On 10th October, the SEAHA Mobile Heritage Lab (MHL) visited the grounds of Windsor Castle as part of a cohort exchange of knowledge day in which the students were allowed access to the Conservation Studios at the castle. During the morning, the group divided into four small parties and were given access to expert advice from the highly specialised conservators in several studios, including painting and paper conservation, book binding, furniture and upholstery, gilding, and collection care in situ. The book binding and paper conservation group were given a glimpse of some of the more delicate conservation projects, including a Victorian pressed botanical study, and folios from the Padshahnama, a 17th Century imperial Mughal manuscript. The highlight of the morning tour was seeing a Michelangelo drawing “ A Children’s Bacchanal”, as it is in the process of being treated and mounted before display. In the afternoon, the Castle conservation staff visited the MHL in return for their time, and were given a tour of the facilities and processes of investigation available in the lab. As a case study, Richard Grove demonstrated a recent research project comprising part of a SEAHA venture which includes the University of Oxford and the Getty Conservation Institute. Richard’s work involves the artificial weathering of Sandstone, and employs the repeated application of high temperature to change the characteristics of new stone in order to mimic those of degraded historic material. The purpose of this research is to provide useful material for the testing of remedial treatments and applications used in the preservation of a vulnerable and globally utilised material.
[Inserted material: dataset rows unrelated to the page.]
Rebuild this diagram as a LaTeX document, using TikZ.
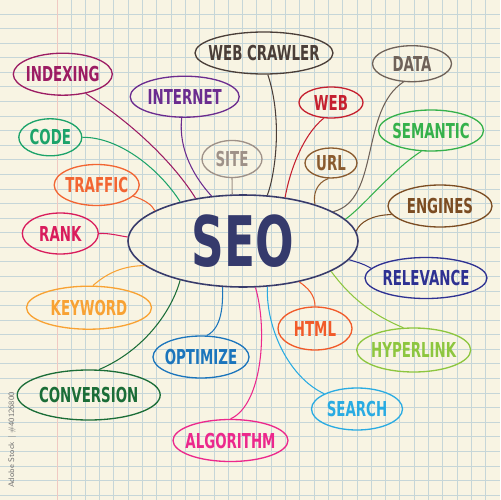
\documentclass[tikz,border=0pt]{standalone}
\usepackage{fontspec}
\usepackage{graphicx}
\newfontfamily\lblfont{DejaVu Sans}[FakeStretch=0.65]
\usetikzlibrary{shapes.geometric}
\definecolor{paper}{HTML}{F8F4E3}
\definecolor{gridc}{HTML}{C6D6D8}
\definecolor{marginc}{HTML}{F0C9C2}
\definecolor{cSeo}{HTML}{383B6B}
\definecolor{cSeoT}{HTML}{353A6C}
\definecolor{cIndex}{HTML}{9C1C63}
\definecolor{cInternet}{HTML}{6B2C8F}
\definecolor{cCrawler}{HTML}{4A3E38}
\definecolor{cData}{HTML}{6F6259}
\definecolor{cWeb}{HTML}{C5202F}
\definecolor{cSite}{HTML}{9E9188}
\definecolor{cUrl}{HTML}{8A5B2E}
\definecolor{cSemantic}{HTML}{35B14B}
\definecolor{cCode}{HTML}{1CA36A}
\definecolor{cTraffic}{HTML}{F26532}
\definecolor{cRank}{HTML}{D91C5C}
\definecolor{cEngines}{HTML}{7B4C22}
\definecolor{cRelev}{HTML}{2E3192}
\definecolor{cKeyword}{HTML}{F8A233}
\definecolor{cHtml}{HTML}{F15A29}
\definecolor{cHyper}{HTML}{8DC63F}
\definecolor{cOptim}{HTML}{1B75BC}
\definecolor{cConv}{HTML}{1B6D37}
\definecolor{cSearch}{HTML}{29ABE2}
\definecolor{cAlgo}{HTML}{EC288C}
\newcommand\ctext[1]{\makebox[0pt]{\raisebox{-0.365em}[0pt][0pt]{#1}}}
\tikzset{
  bub/.style={ellipse, draw=#1, text=#1, line width=0.75pt, inner sep=0pt,
    font=\lblfont\bfseries\fontsize{11.7}{12}\selectfont},
  sz/.style 2 args={minimum width=#1*0.02cm, minimum height=#2*0.02cm},
  conn/.style={draw=#1, line width=0.6pt},
  gridline/.style={draw=gridc, line width=0.5pt},
}
\begin{document}
\begin{tikzpicture}[x=0.02cm, y=-0.02cm]
\useasboundingbox (0,0) rectangle (500,500);
\fill[paper] (0,0) rectangle (500,500);
\foreach \j in {0,...,33} \draw[gridline] (0,{14+14.58*\j}) -- (500,{14+14.58*\j});
\foreach \i in {0,...,29} \draw[gridline] ({71+14.3*\i},0) -- ({71+14.3*\i},500);
\draw[draw=marginc, line width=0.6pt] (57.3,0) -- (57.3,500);
\node[rotate=90, text=black!55, font=\sffamily\fontsize{4.6}{5}\selectfont] (wm) at (12,440) {Adobe Stock | \#40126800};

% central node
\node[ellipse, draw=cSeo, line width=0.9pt, inner sep=0pt, sz={230}{92}, text=cSeoT,
  font=\lblfont\bfseries\fontsize{39.7}{40}\selectfont] (seo) at (243,241) {\ctext{SEO}};

% satellite nodes
\node[bub=cIndex, sz={99}{42}] (indexing) at (62.8,74.2) {\ctext{INDEXING}};
\node[bub=cInternet, sz={109}{41}] (internet) at (184.7,96.7) {\ctext{INTERNET}};
\node[bub=cCrawler, sz={138}{42}] (crawler) at (264,53) {\ctext{WEB CRAWLER}};
\node[bub=cData, sz={79}{36}] (data) at (412,63.7) {\ctext{DATA}};
\node[bub=cWeb, sz={64}{31}] (web) at (331,102.5) {\ctext{WEB}};
\node[bub=cSite, sz={60}{37}] (site) at (232,159) {\ctext{SITE}};
\node[bub=cUrl, sz={52}{30}] (url) at (331,163) {\ctext{URL}};
\node[bub=cSemantic, sz={105}{41}] (semantic) at (431,130.5) {\ctext{SEMANTIC}};
\node[bub=cCode, sz={63}{37}] (code) at (50.3,137.3) {\ctext{CODE}};
\node[bub=cTraffic, sz={85}{41}] (traffic) at (96.7,185) {\ctext{TRAFFIC}};
\node[bub=cRank, sz={76}{41}] (rank) at (60.3,233.5) {\ctext{RANK}};
\node[bub=cEngines, sz={104}{42}] (engines) at (440,206) {\ctext{ENGINES}};
\node[bub=cRelev, sz={122}{41}] (relevance) at (426,278) {\ctext{RELEVANCE}};
\node[bub=cKeyword, sz={125}{43}] (keyword) at (89,307.7) {\ctext{KEYWORD}};
\node[bub=cHtml, sz={74}{43}] (html) at (315,328.5) {\ctext{HTML}};
\node[bub=cHyper, sz={114}{44}] (hyperlink) at (413.7,350) {\ctext{HYPERLINK}};
\node[bub=cOptim, sz={96}{42}] (optimize) at (201,357) {\ctext{OPTIMIZE}};
\node[bub=cConv, sz={143}{50}] (conversion) at (88.7,395) {\ctext{CONVERSION}};
\node[bub=cSearch, sz={91}{42}] (search) at (357,409) {\ctext{SEARCH}};
\node[bub=cAlgo, sz={115}{42}] (algorithm) at (230.5,440.5) {\ctext{ALGORITHM}};

% connectors
\draw[conn=cIndex] (indexing.-40) .. controls (135,125) and (175,165) .. (seo.138);
\draw[conn=cCode] (code.0) .. controls (120,137) and (160,170) .. (seo.148);
\draw[conn=cTraffic] (traffic.-17) .. controls (145,200) and (152,205) .. (seo.161);
\draw[conn=cRank] (rank.0) .. controls (110,233) and (120,236) .. (seo.178);
\draw[conn=cInternet] (internet.-98) .. controls (178,150) and (195,178) .. (seo.125);
\draw[conn=cSite] (site.south) -- (seo.103);
\draw[conn=cCrawler] (crawler.-80) .. controls (283,120) and (275,175) .. (seo.62);
\draw[conn=cWeb] (web.-115) .. controls (303,135) and (290,170) .. (seo.46);
\draw[conn=cUrl] (url.-100) .. controls (316,183) and (313,195) .. (seo.27);
\draw[conn=cData] (data.-115) .. controls (360,110) and (380,200) .. (seo.18);
\draw[conn=cSemantic] (semantic.-115) .. controls (392,170) and (365,205) .. (seo.12);
\draw[conn=cEngines] (engines.190) .. controls (372,215) and (360,222) .. (seo.5);
\draw[conn=cRelev] (relevance.170) .. controls (362,263) and (356,262) .. (seo.-10);
\draw[conn=cHyper] (hyperlink.115) .. controls (365,312) and (345,290) .. (seo.-19);
\draw[conn=cHtml] (html.north) .. controls (315,295) and (308,288) .. (seo.-36);
\draw[conn=cSearch] (search.155) .. controls (290,378) and (266,330) .. (seo.-62);
\draw[conn=cAlgo] (algorithm.north) .. controls (262,405) and (268,330) .. (seo.-75);
\draw[conn=cOptim] (optimize.75) .. controls (222,328) and (223,305) .. (seo.-114);
\draw[conn=cConv] (conversion.68) .. controls (145,350) and (172,310) .. (seo.-148);
\draw[conn=cKeyword] (keyword.80) .. controls (105,275) and (120,266) .. (seo.-166);
\end{tikzpicture}
\end{document}
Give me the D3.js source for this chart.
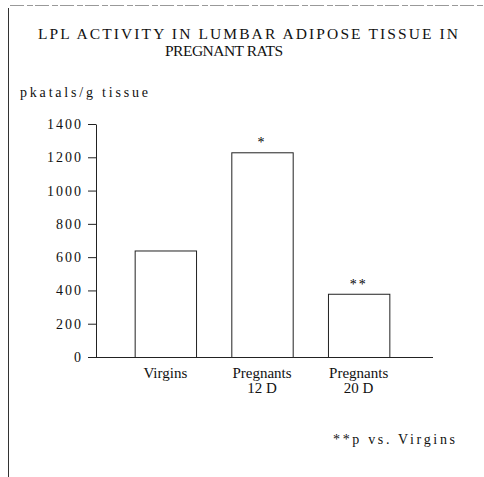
<!DOCTYPE html>
<html>
<head>
<meta charset="utf-8">
<script src="https://cdn.jsdelivr.net/npm/d3@7"></script>
<style>
  body { margin: 0; background: #fff; }
</style>
</head>
<body>
<svg id="chart" width="484" height="477"></svg>
<script>
// chart data
const categories = ["Virgins", "Pregnants 12 D", "Pregnants 20 D"];
const catLines = [["Virgins"], ["Pregnants", "12 D"], ["Pregnants", "20 D"]];
const values = [640, 1230, 380];
const marks = ["", "*", "**"];
const yTicks = [0, 200, 400, 600, 800, 1000, 1200, 1400];

const serif = "'Liberation Serif', 'Times New Roman', serif";
const svg = d3.select("#chart").attr("font-family", serif);

// frame (only top and left edges show in the scan)
svg.append("line").attr("x1", 10).attr("x2", 484).attr("y1", 5.5).attr("y2", 5.5)
  .attr("stroke", "#999").attr("stroke-dasharray", "14,3,6,2");
svg.append("line").attr("x1", 8.5).attr("x2", 8.5).attr("y1", 8).attr("y2", 477)
  .attr("stroke", "#333");

function label(txt, xx, yy, size, len) {
  const t = svg.append("text").attr("x", xx).attr("y", yy)
    .attr("font-family", serif).attr("font-size", size).attr("fill", "#111").text(txt);
  if (len) t.attr("textLength", len).attr("lengthAdjust", "spacing");
  return t;
}

// title
label("LPL ACTIVITY IN LUMBAR ADIPOSE TISSUE IN", 38, 39, 15.5, 420);
label("PREGNANT RATS", 165, 56, 15.5, 118);

// unit label
label("pkatals/g tissue", 20, 97, 14, 128);

const y = d3.scaleLinear().domain([0, 1400]).range([357, 124]);
const x = d3.scaleBand().domain(categories).range([96, 428])
  .paddingInner(0.365).paddingOuter(0.4);

// y axis
const yAxis = svg.append("g").attr("transform", "translate(96,0)")
  .call(d3.axisLeft(y).tickValues(yTicks).tickFormat(d3.format("d"))
    .tickSize(8).tickPadding(5).tickSizeOuter(0));
yAxis.attr("font-family", serif);
yAxis.select(".domain").attr("stroke", "#222");
yAxis.selectAll(".tick line").attr("stroke", "#222");
yAxis.selectAll(".tick text").attr("font-size", 14).attr("letter-spacing", 2)
  .attr("font-family", serif).attr("fill", "#111");

// x axis line
svg.append("line").attr("x1", 96).attr("x2", 433).attr("y1", y(0) + 0.5).attr("y2", y(0) + 0.5)
  .attr("stroke", "#222");

// bars
svg.selectAll("rect.bar")
  .data(categories)
  .enter()
  .append("rect")
  .attr("class", "bar")
  .attr("x", d => x(d) + 0.5)
  .attr("y", (d, i) => y(values[i]) + 0.5)
  .attr("width", x.bandwidth())
  .attr("height", (d, i) => y(0) - y(values[i]))
  .attr("fill", "#fff")
  .attr("stroke", "#222");

// significance marks
svg.selectAll("text.mark")
  .data(categories)
  .enter()
  .append("text")
  .attr("class", "mark")
  .attr("x", d => x(d) + x.bandwidth() / 2)
  .attr("y", (d, i) => y(values[i]) - 5)
  .attr("text-anchor", "middle")
  .attr("font-family", serif)
  .attr("font-size", 14)
  .attr("letter-spacing", 2)
  .text((d, i) => marks[i]);

// category labels
categories.forEach((c, i) => {
  catLines[i].forEach((ln, j) => {
    svg.append("text")
      .attr("x", x(c) + x.bandwidth() / 2)
      .attr("y", 378 + j * 15)
      .attr("text-anchor", "middle")
      .attr("font-family", serif)
      .attr("font-size", 15)
      .attr("fill", "#111")
      .text(ln);
  });
});

// footnote
label("**p vs. Virgins", 333, 444, 14, 122);
</script>
</body>
</html>
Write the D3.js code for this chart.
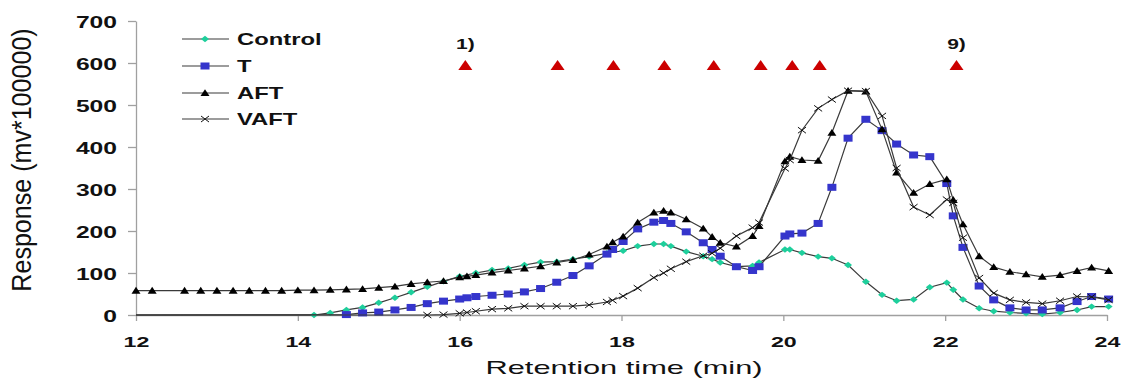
<!DOCTYPE html>
<html>
<head>
<meta charset="utf-8">
<script src="https://cdn.jsdelivr.net/npm/d3@7"></script>
<style>
  html, body { margin: 0; padding: 0; background: #fff; }
  svg { display: block; }
  text { font-family: "Liberation Sans", Arial, sans-serif; }
</style>
</head>
<body>
<svg id="chart" width="1122" height="379"></svg>
<script>
// ---------------- DATA ----------------
const yTicks = [0, 100, 200, 300, 400, 500, 600, 700];
const xTicks = [12, 14, 16, 18, 20, 22, 24];
const seriesNames = ["Control", "T", "AFT", "VAFT"];

const controlTimes = [14.2, 14.4, 14.6, 14.8, 15.0, 15.2, 15.4, 15.6, 15.8, 16.0, 16.2, 16.4, 16.6, 16.8,
  17.0, 17.2, 17.4, 17.6, 17.82, 18.02, 18.2, 18.4, 18.52, 18.61, 18.8, 19.01, 19.12, 19.22, 19.42, 19.62, 19.7,
  20.02, 20.08, 20.23, 20.43, 20.6, 20.8, 21.02, 21.22, 21.4, 21.61, 21.81, 22.02, 22.1, 22.22, 22.42,
  22.6, 22.8, 23.0, 23.2, 23.42, 23.63, 23.81, 24.02];
const controlValues = [0, 5, 12, 18, 29, 41, 54, 67, 80, 92, 100, 107, 111, 119,
  126, 127, 133, 139, 147, 153, 164, 169, 169, 164, 151, 140, 133, 125, 115, 117, 125,
  156, 156, 148, 139, 135, 119, 79, 48, 34, 37, 66, 77, 60, 37, 16,
  9, 6, 4, 2, 6, 12, 20, 20];

const tTimes = [14.6, 14.8, 15.0, 15.2, 15.4, 15.6, 15.8, 16.0, 16.09, 16.2, 16.4, 16.6, 16.8,
  17.0, 17.2, 17.4, 17.6, 17.82, 17.89, 18.02, 18.2, 18.4, 18.52, 18.61, 18.8, 19.01, 19.12, 19.22, 19.42, 19.62, 19.7,
  20.02, 20.08, 20.23, 20.43, 20.6, 20.8, 21.02, 21.22, 21.4, 21.61, 21.81, 22.02, 22.1, 22.22, 22.42,
  22.6, 22.8, 23.0, 23.2, 23.42, 23.63, 23.81, 24.02];
const tValues = [1, 5, 7, 12, 18, 27, 33, 38, 41, 44, 47, 50, 55,
  63, 78, 94, 117, 145, 156, 175, 205, 221, 225, 218, 198, 172, 156, 140, 115, 106, 115,
  188, 193, 195, 218, 304, 421, 466, 439, 407, 381, 377, 313, 236, 161, 69,
  36, 17, 12, 12, 17, 32, 44, 38];

const aftTimes = [12.0, 12.2, 12.6, 12.8, 13.0, 13.2, 13.4, 13.6, 13.8, 14.0, 14.2, 14.4, 14.6, 14.8,
  15.0, 15.2, 15.4, 15.6, 15.8, 16.0, 16.09, 16.2, 16.4, 16.6, 16.8,
  17.0, 17.2, 17.4, 17.6, 17.82, 17.89, 18.02, 18.2, 18.4, 18.52, 18.61, 18.8, 19.01, 19.12, 19.22, 19.42, 19.62, 19.7,
  20.02, 20.08, 20.23, 20.43, 20.6, 20.8, 21.02, 21.22, 21.4, 21.61, 21.81, 22.02, 22.1, 22.22, 22.42,
  22.6, 22.8, 23.0, 23.2, 23.42, 23.63, 23.81, 24.02];
const aftValues = [58, 58, 58, 58, 58, 58, 58, 58, 58, 59, 59, 60, 61, 62,
  65, 68, 74, 78, 81, 90, 92, 95, 101, 106, 111,
  116, 125, 131, 144, 163, 173, 187, 220, 244, 248, 244, 228, 206, 186, 172, 163, 188, 212,
  366, 377, 369, 367, 434, 534, 532, 442, 339, 291, 312, 323, 274, 216, 140,
  114, 103, 97, 91, 95, 105, 113, 105];

const vaftTimes = [15.6, 15.8, 16.0, 16.09, 16.2, 16.4, 16.6, 16.8,
  17.0, 17.2, 17.4, 17.6, 17.82, 17.89, 18.02, 18.2, 18.4, 18.52, 18.61, 18.8, 19.01, 19.12, 19.22, 19.42, 19.62, 19.7,
  20.02, 20.08, 20.23, 20.43, 20.6, 20.8, 21.02, 21.22, 21.4, 21.61, 21.81, 22.02, 22.1, 22.22, 22.42,
  22.6, 22.8, 23.0, 23.2, 23.42, 23.63, 23.81, 24.02];
const vaftValues = [0, 1, 4, 6, 9, 14, 16, 21,
  21, 21, 21, 24, 31, 35, 45, 64, 89, 100, 110, 127, 141, 147, 159, 188, 208, 220,
  349, 369, 440, 492, 513, 534, 533, 474, 350, 257, 238, 275, 267, 184, 88,
  52, 36, 30, 27, 34, 44, 43, 36];

// fraction markers (red triangles) and labels
const fractionTimes = [16.07, 17.21, 17.9, 18.53, 19.14, 19.72, 20.11, 20.45, 22.14];
const fractionLevel = 600;
const fractionLabels = [{ idx: 0, text: "1)" }, { idx: 8, text: "9)" }];
const baselineStart = 12; // series drawn along zero from here until their first sample

// ---------------- CHART ----------------
const svg = d3.select("#chart");
const x = d3.scaleLinear().domain([12, 24]).range([136, 1107]);
const y = d3.scaleLinear().domain([0, 700]).range([315, 21]);

const axisColor = "#a0a0a0";

// y axis
const gy = svg.append("g").attr("transform", "translate(136,0)")
  .call(d3.axisLeft(y).tickValues(yTicks).tickSize(8).tickSizeOuter(0).tickPadding(0));
gy.select(".domain").attr("stroke", axisColor).attr("stroke-width", 1.3);
gy.selectAll(".tick line").attr("stroke", axisColor).attr("stroke-width", 1.3);
gy.selectAll(".tick text")
  .attr("x", 0).attr("dy", null)
  .attr("transform", "translate(-19,6) scale(1.45,1)")
  .attr("text-anchor", "end")
  .style("font-size", "17px").style("font-weight", "bold").attr("fill", "#111");

// x axis
const gx = svg.append("g").attr("transform", "translate(0,315)")
  .call(d3.axisBottom(x).tickValues(xTicks).tickSize(6).tickSizeOuter(0).tickFormat(d3.format("d")));
gx.select(".domain").attr("stroke", axisColor).attr("stroke-width", 1.3);
gx.selectAll(".tick line").attr("stroke", axisColor).attr("stroke-width", 1.3);
gx.selectAll(".tick text")
  .attr("y", 0).attr("dy", null)
  .attr("transform", "translate(0,32) scale(1.6,1)")
  .attr("text-anchor", "middle")
  .style("font-size", "14.5px").style("font-weight", "bold").attr("fill", "#111");

// axis titles
svg.append("text")
  .attr("transform", "translate(624,374) scale(1.62,1)")
  .attr("text-anchor", "middle")
  .style("font-size", "19px").attr("fill", "#111")
  .text("Retention time (min)");
svg.append("text")
  .attr("transform", "translate(31,160) rotate(-90) scale(1.32,1.5)")
  .attr("text-anchor", "middle")
  .style("font-size", "19px").attr("fill", "#111")
  .text("Response (mv*100000)");

// marker shapes
function drawMarker(g, type) {
  if (type === "diamond") {
    g.append("path").attr("d", "M0,-3.2L4,0L0,3.2L-4,0Z").attr("fill", "#1ecf9c");
  } else if (type === "square") {
    g.append("rect").attr("x", -4.5).attr("y", -3.5).attr("width", 9).attr("height", 7).attr("fill", "#3535cc");
  } else if (type === "triangle") {
    g.append("path").attr("d", "M0,-3.8L4.5,3L-4.5,3Z").attr("fill", "#000");
  } else if (type === "cross") {
    g.append("path").attr("d", "M-4,-3L4,3M-4,3L4,-3").attr("stroke", "#111").attr("stroke-width", 1).attr("fill", "none");
  }
}

const series = [
  { name: seriesNames[0], times: controlTimes, values: controlValues, marker: "diamond", lead: true },
  { name: seriesNames[1], times: tTimes, values: tValues, marker: "square", lead: true },
  { name: seriesNames[2], times: aftTimes, values: aftValues, marker: "triangle", lead: false },
  { name: seriesNames[3], times: vaftTimes, values: vaftValues, marker: "cross", lead: true }
];

const line = d3.line().x(d => x(d.t)).y(d => y(d.v));
const lineColor = "#3a3a3a";

series.forEach(s => {
  const pts = s.times.map((t, i) => ({ t, v: s.values[i] }));
  const linePts = s.lead ? [{ t: baselineStart, v: 0 }].concat(pts) : pts;
  const g = svg.append("g");
  g.append("path").datum(linePts).attr("d", line)
    .attr("fill", "none").attr("stroke", lineColor).attr("stroke-width", 1.2);
  pts.forEach(p => {
    const m = g.append("g").attr("transform", `translate(${x(p.t)},${y(p.v)})`);
    drawMarker(m, s.marker);
  });
});

// fraction triangles
fractionTimes.forEach(t => {
  svg.append("path")
    .attr("transform", `translate(${x(t)},${y(fractionLevel) + 2})`)
    .attr("d", "M0,-5L7,5L-7,5Z").attr("fill", "#cc0000");
});
fractionLabels.forEach(l => {
  svg.append("text")
    .attr("transform", `translate(${x(fractionTimes[l.idx])},49) scale(1.5,1)`)
    .attr("text-anchor", "middle")
    .style("font-size", "14px").style("font-weight", "bold").attr("fill", "#111")
    .text(l.text);
});

// legend
const legendRows = [39, 66, 93, 119];
series.forEach((s, i) => {
  const g = svg.append("g").attr("transform", `translate(0,${legendRows[i]})`);
  g.append("line").attr("x1", 182).attr("x2", 229).attr("y1", 0).attr("y2", 0)
    .attr("stroke", lineColor).attr("stroke-width", 1.2);
  const m = g.append("g").attr("transform", "translate(205,0)");
  drawMarker(m, s.marker);
  g.append("text")
    .attr("transform", "translate(237,5.5) scale(1.4,1)")
    .style("font-size", "17px").style("font-weight", "bold").attr("fill", "#111")
    .text(s.name);
});
</script>
</body>
</html>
During the tour of the lab, Richard demonstrated the methods used to assess the characteristics of the samples, including a Punditlab Ultrasound (P-Wave) meter, which measures internal structural integrity of stonework using the same technology used to detect earthquakes in high risk zones. In a bizarre example of cross disciplinary practice, one of the Windsor Conservation team immediately recognised the P Wave equipment from a former role of his where they used the same equipment to test the structural integrity, or “dunk-ability” of biscuits for a well-known food manufacturer!
In addition to this, Richard demonstrated a new technique developed in his project to map changes in surface consolidation using the Schmidt rock hammer, capturing data in a grid format in order to identify and track changes across the surface of historic stone surfaces. Possible applications of this technique were discussed, with a range of fragile stonework across the Royal estate, and interest in this project was high.